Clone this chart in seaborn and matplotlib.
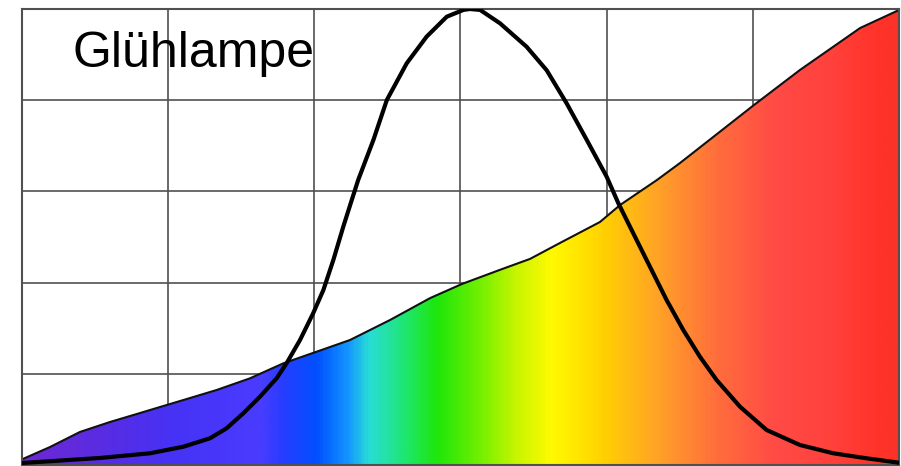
import matplotlib
matplotlib.use("Agg")
import matplotlib.pyplot as plt
from matplotlib.colors import LinearSegmentedColormap
import numpy as np
import seaborn as sns

# black curve (eye sensitivity), wavelength in nm vs relative value
curve_nm = [400.0, 426.7, 443.8, 455.2, 464.3, 470.0, 475.7, 481.4, 487.1, 490.5,
            495.1, 499.6, 503.1, 506.5, 509.9, 512.8, 515.0, 520.2, 524.8, 531.6,
            538.4, 545.3, 551.0, 553.2, 556.7, 563.5, 572.6, 579.5, 586.3, 593.2,
            600.0, 604.0, 609.1, 614.8, 620.5, 626.2, 631.9, 637.6, 645.6, 654.7,
            666.1, 677.5, 688.9, 700.0]
curve_val = [0.44, 1.54, 2.57, 4.01, 5.86, 8.05, 11.34, 14.98, 19.01, 22.30,
             27.41, 33.27, 38.38, 44.96, 52.26, 58.11, 62.50, 71.27, 80.04, 88.09,
             93.93, 98.31, 99.8, 100.0, 99.8, 96.87, 91.73, 86.55, 79.32, 71.27,
             63.22, 57.39, 50.81, 43.49, 36.18, 29.61, 23.75, 18.64, 12.79, 7.68,
             4.39, 2.57, 1.47, 0.50]

# incandescent lamp spectrum (filled area)
lamp_nm = [400.3, 409.6, 419.8, 430.1, 440.4, 443.8, 455.2, 466.6, 478.0, 489.4,
           500.8, 512.2, 525.9, 539.6, 550.5, 563.5, 573.8, 584.0, 597.7, 604.6,
           617.2, 625.1, 650.4, 666.1, 686.7, 700.0]
lamp_val = [1.32, 3.95, 7.24, 9.43, 11.40, 12.06, 14.25, 16.45, 19.01, 22.30,
            24.85, 27.41, 31.80, 36.6, 39.7, 42.8, 45.2, 48.68, 53.29, 57.02,
            62.50, 66.23, 78.95, 86.62, 95.83, 99.78]

# colour stops of the spectrum fill
stop_nm = [400, 431.8, 451.3, 481.1, 488.3, 500.6, 511.5, 518.5, 523.0, 530.0,
           542.0, 557.7, 569.3, 581.3, 598.7, 618.6, 638.1, 657.9, 677.4, 695.2,
           700]
stop_colors = ["#6e28d2", "#552de6", "#4632f5", "#4a3cff", "#2a3cff", "#0050ff",
               "#1496ff", "#28dcd7", "#26e0b4", "#1ee678", "#1ee60a", "#78f000",
               "#c8f500", "#fffa00", "#ffd200", "#ffa028", "#ff6e3c", "#ff4b46",
               "#ff413c", "#ff3228", "#fa3228"]

label = "Glühlampe"

sns.set_style("white")
plt.rcParams['font.family'] = ['Liberation Sans', 'DejaVu Sans']

fig = plt.figure(figsize=(9.01, 4.66), dpi=100)
ax = fig.add_axes([22 / 901, 1 / 466, 877 / 901, 456 / 466])

x0, x1 = stop_nm[0], stop_nm[-1]
cmap = LinearSegmentedColormap.from_list(
    "spec", [((s - x0) / (x1 - x0), c) for s, c in zip(stop_nm, stop_colors)])

# gradient clipped to the lamp spectrum
fill_x = [x0] + lamp_nm
fill_y = [lamp_val[0]] + lamp_val
poly = ax.fill_between(fill_x, fill_y, 0, color="none", lw=0, zorder=1)
grad = np.linspace(0, 1, 600).reshape(1, -1)
im = ax.imshow(grad, cmap=cmap, aspect="auto", extent=[x0, x1, 0, 100],
               origin="lower", zorder=1, interpolation="bilinear")
im.set_clip_path(poly.get_paths()[0], transform=ax.transData)

sns.lineplot(x=lamp_nm, y=lamp_val, ax=ax, color="#111111", lw=1.5, zorder=2,
             solid_joinstyle="round")
sns.lineplot(x=curve_nm, y=curve_val, ax=ax, color="black", lw=3, zorder=3,
             solid_joinstyle="round", solid_capstyle="round")

ax.set_xlim(400, 700)
ax.set_ylim(0, 100)
ax.set_xticks(np.arange(400, 701, 50))
ax.set_yticks(np.arange(0, 101, 20))
ax.tick_params(length=0, labelbottom=False, labelleft=False)
ax.grid(True, color="#505050", lw=1.2)
ax.set_axisbelow(True)
for s in ax.spines.values():
    s.set_color("#505050")
    s.set_linewidth(1.5)
ax.set_xlabel("")
ax.set_ylabel("")

ax.text(417.4, 87.3, label, fontsize=36, color="black",
        va="baseline", ha="left", zorder=4)

fig.savefig("out.png", dpi=100)
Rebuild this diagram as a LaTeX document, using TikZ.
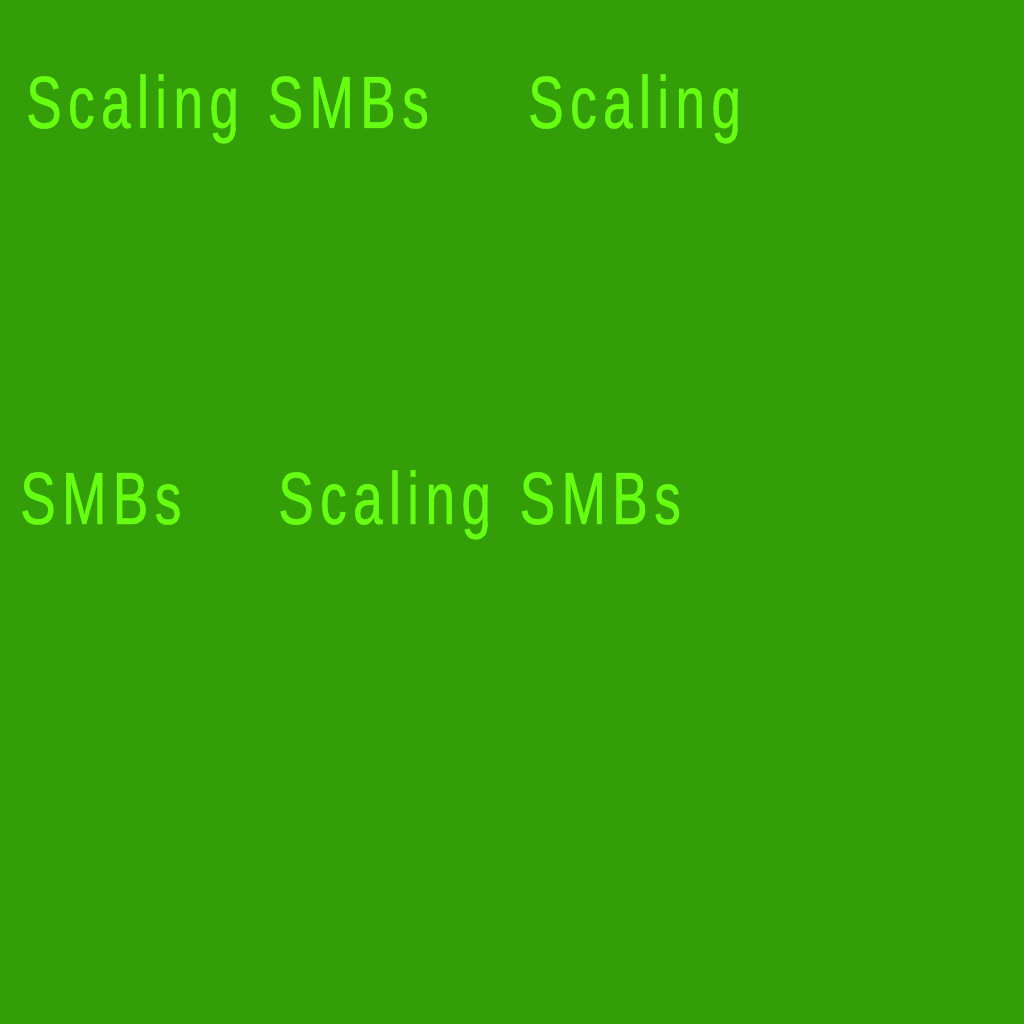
\documentclass[tikz,border=0pt]{standalone}
\usepackage{fontspec}
\newfontfamily\labelfont[FakeStretch=0.72,LetterSpace=8.6,FakeBold=0.6,WordSpace=1.35]{Liberation Sans}
\definecolor{bggreen}{RGB}{51,158,8}
\definecolor{txtgreen}{RGB}{102,255,17}
\tikzset{lbl/.style={anchor=base west,inner sep=0pt,text=txtgreen,font=\labelfont\fontsize{74}{74}\selectfont}}
\begin{document}
\begin{tikzpicture}[x=1pt,y=-1pt]
\fill[bggreen] (0,0) rectangle (1024,1024);
\useasboundingbox (0,0) rectangle (1024,1024);
\node[lbl] (t1) at (26,128) {Scaling SMBs};
\node[lbl] (t2) at (528,128) {Scaling};
\node[lbl] (t3) at (20,524) {SMBs};
\node[lbl] (t4) at (278,524) {Scaling SMBs};
\end{tikzpicture}
\end{document}
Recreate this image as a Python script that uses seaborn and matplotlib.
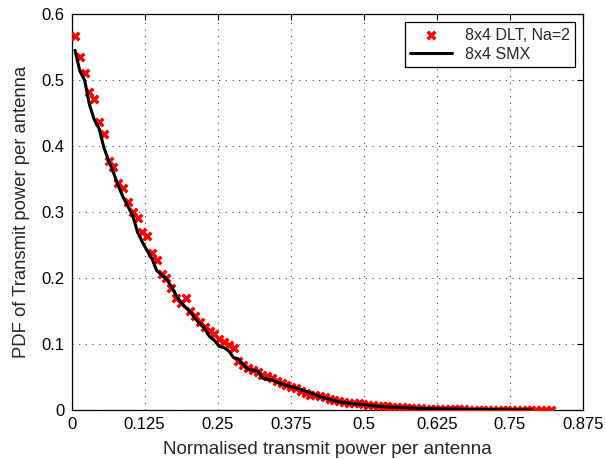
import matplotlib
matplotlib.use("Agg")
import matplotlib.pyplot as plt
import seaborn as sns
import pandas as pd

x_dlt = [0.006, 0.0142, 0.0224, 0.0307, 0.0389, 0.0471, 0.0553, 0.0635, 0.0718, 0.0800,
         0.0882, 0.0964, 0.1046, 0.1129, 0.1211, 0.1293, 0.1375, 0.1457, 0.1540, 0.1622,
         0.1704, 0.1786, 0.1868, 0.1951, 0.2033, 0.2115, 0.2197, 0.2279, 0.2362, 0.2444,
         0.2526, 0.2608, 0.2690, 0.2773, 0.2855, 0.2937, 0.3019, 0.3101, 0.3184, 0.3266,
         0.3348, 0.3430, 0.3512, 0.3595, 0.3677, 0.3759, 0.3841, 0.3923, 0.4006, 0.4088,
         0.4170, 0.4252, 0.4334, 0.4417, 0.4499, 0.4581, 0.4663, 0.4745, 0.4828, 0.4910,
         0.4992, 0.5074, 0.5156, 0.5239, 0.5321, 0.5403, 0.5485, 0.5567, 0.5650, 0.5732,
         0.5814, 0.5896, 0.5978, 0.6060, 0.6143, 0.6225, 0.6307, 0.6389, 0.6471, 0.6554,
         0.6636, 0.6718, 0.6800, 0.6882, 0.6965, 0.7047, 0.7129, 0.7211, 0.7293, 0.7376,
         0.7458, 0.7540, 0.7622, 0.7704, 0.7787, 0.7869, 0.7951, 0.8033, 0.8115, 0.8197]
y_dlt = [0.566, 0.535, 0.511, 0.482, 0.472, 0.437, 0.419, 0.378, 0.368, 0.344,
         0.336, 0.316, 0.301, 0.291, 0.270, 0.264, 0.238, 0.227, 0.207, 0.201,
         0.186, 0.170, 0.162, 0.170, 0.151, 0.143, 0.134, 0.126, 0.120, 0.115,
         0.108, 0.103, 0.099, 0.095, 0.075, 0.069, 0.064, 0.062, 0.058, 0.054,
         0.052, 0.049, 0.045, 0.041, 0.038, 0.036, 0.034, 0.029, 0.027, 0.024,
         0.023, 0.022, 0.021, 0.018, 0.016, 0.014, 0.013, 0.012, 0.012, 0.011,
         0.010, 0.009, 0.008, 0.0075, 0.007, 0.0065, 0.006, 0.006, 0.005, 0.0045,
         0.004, 0.0038, 0.0035, 0.003, 0.0028, 0.0026, 0.0024, 0.0022, 0.002, 0.0018,
         0.0016, 0.0015, 0.0014, 0.0012, 0.0011, 0.001, 0.001, 0.0009, 0.0008, 0.0007,
         0.0007, 0.0006, 0.0005, 0.0005, 0.0004, 0.0004, 0.0003, 0.0003, 0.0002, 0.0002]

x_smx = x_dlt[:96]
y_smx = [0.545, 0.514, 0.500, 0.463, 0.440, 0.427, 0.398, 0.378, 0.360, 0.340,
         0.323, 0.309, 0.295, 0.270, 0.255, 0.242, 0.230, 0.212, 0.205, 0.199,
         0.188, 0.175, 0.164, 0.156, 0.149, 0.139, 0.131, 0.124, 0.112, 0.106,
         0.097, 0.095, 0.090, 0.080, 0.078, 0.070, 0.062, 0.061, 0.060, 0.049,
         0.047, 0.046, 0.043, 0.040, 0.038, 0.036, 0.034, 0.032, 0.029, 0.027,
         0.024, 0.021, 0.019, 0.017, 0.015, 0.013, 0.012, 0.011, 0.010, 0.0095,
         0.009, 0.008, 0.007, 0.0065, 0.006, 0.0055, 0.005, 0.0048, 0.0045, 0.004,
         0.0037, 0.0034, 0.0032, 0.003, 0.0028, 0.0026, 0.0024, 0.0023, 0.0022, 0.002,
         0.0019, 0.0018, 0.0017, 0.0016, 0.0015, 0.0014, 0.0013, 0.0012, 0.0011, 0.0010,
         0.0010, 0.0009, 0.0009, 0.0008, 0.0008, 0.0007]

x_ticks = [0, 0.125, 0.25, 0.375, 0.5, 0.625, 0.75, 0.875]
x_tick_labels = ["0", "0.125", "0.25", "0.375", "0.5", "0.625", "0.75", "0.875"]
y_ticks = [0, 0.1, 0.2, 0.3, 0.4, 0.5, 0.6]
y_tick_labels = ["0", "0.1", "0.2", "0.3", "0.4", "0.5", "0.6"]
label_dlt = "8x4 DLT, Na=2"
label_smx = "8x4 SMX"

sns.set_style("white")
plt.rcParams["font.family"] = ["Liberation Sans", "DejaVu Sans"]

fig = plt.figure(figsize=(6.06, 4.59), dpi=100)
ax = fig.add_axes([0.118, 0.1057, 0.844, 0.8638])

df_dlt = pd.DataFrame({"x": x_dlt, "y": y_dlt})
df_smx = pd.DataFrame({"x": x_smx, "y": y_smx})

sns.scatterplot(data=df_dlt, x="x", y="y", ax=ax, marker="x", color="#ff0000",
                s=30, linewidth=2.5, label=label_dlt, zorder=3)
sns.lineplot(data=df_smx, x="x", y="y", ax=ax, color="black", linewidth=2.2,
             label=label_smx, zorder=4)

ax.set_xlim(0, 0.875)
ax.set_ylim(0, 0.6)
ax.set_xticks(x_ticks)
ax.set_xticklabels(x_tick_labels)
ax.set_yticks(y_ticks)
ax.set_yticklabels(y_tick_labels)
ax.set_xlabel("Normalised transmit power per antenna", fontsize=13.6, labelpad=6)
ax.set_ylabel("PDF of Transmit power per antenna", fontsize=13.3, labelpad=8)
ax.tick_params(direction="in", length=4, width=0.8, top=True, right=True,
               labelsize=12, colors="black", pad=5)
ax.grid(True, linestyle=(0, (1, 5)), color="#444444", linewidth=0.8)
for s in ax.spines.values():
    s.set_color("black")
    s.set_linewidth(0.9)

leg = ax.legend(loc="upper right", fontsize=11.5, frameon=True, fancybox=False,
                edgecolor="black", framealpha=1, borderaxespad=0.5,
                handlelength=2.6, borderpad=0.35, labelspacing=0.25)
leg.get_frame().set_linewidth(0.9)

fig.savefig("out.png", dpi=100)
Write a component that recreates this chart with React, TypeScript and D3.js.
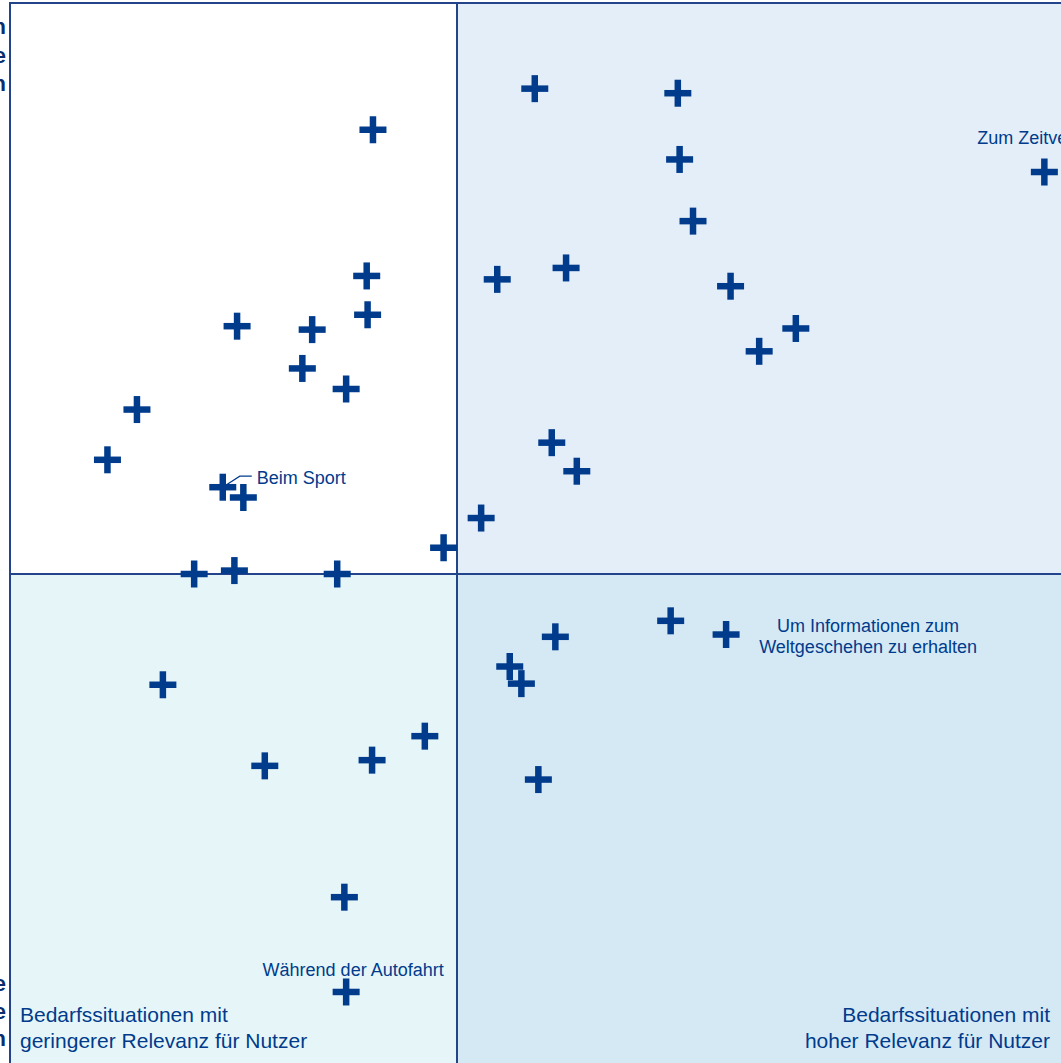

## Short exercise
Begin with the line that contains "Recreate this image", end with the line that contains "import pandas as pd", and set down every line in that range exactly as it stands, minus the pictures.

## Answer to the task
Recreate this image as a Python script that uses seaborn and matplotlib.
import matplotlib
matplotlib.use("Agg")
import matplotlib.pyplot as plt
import seaborn as sns
import pandas as pd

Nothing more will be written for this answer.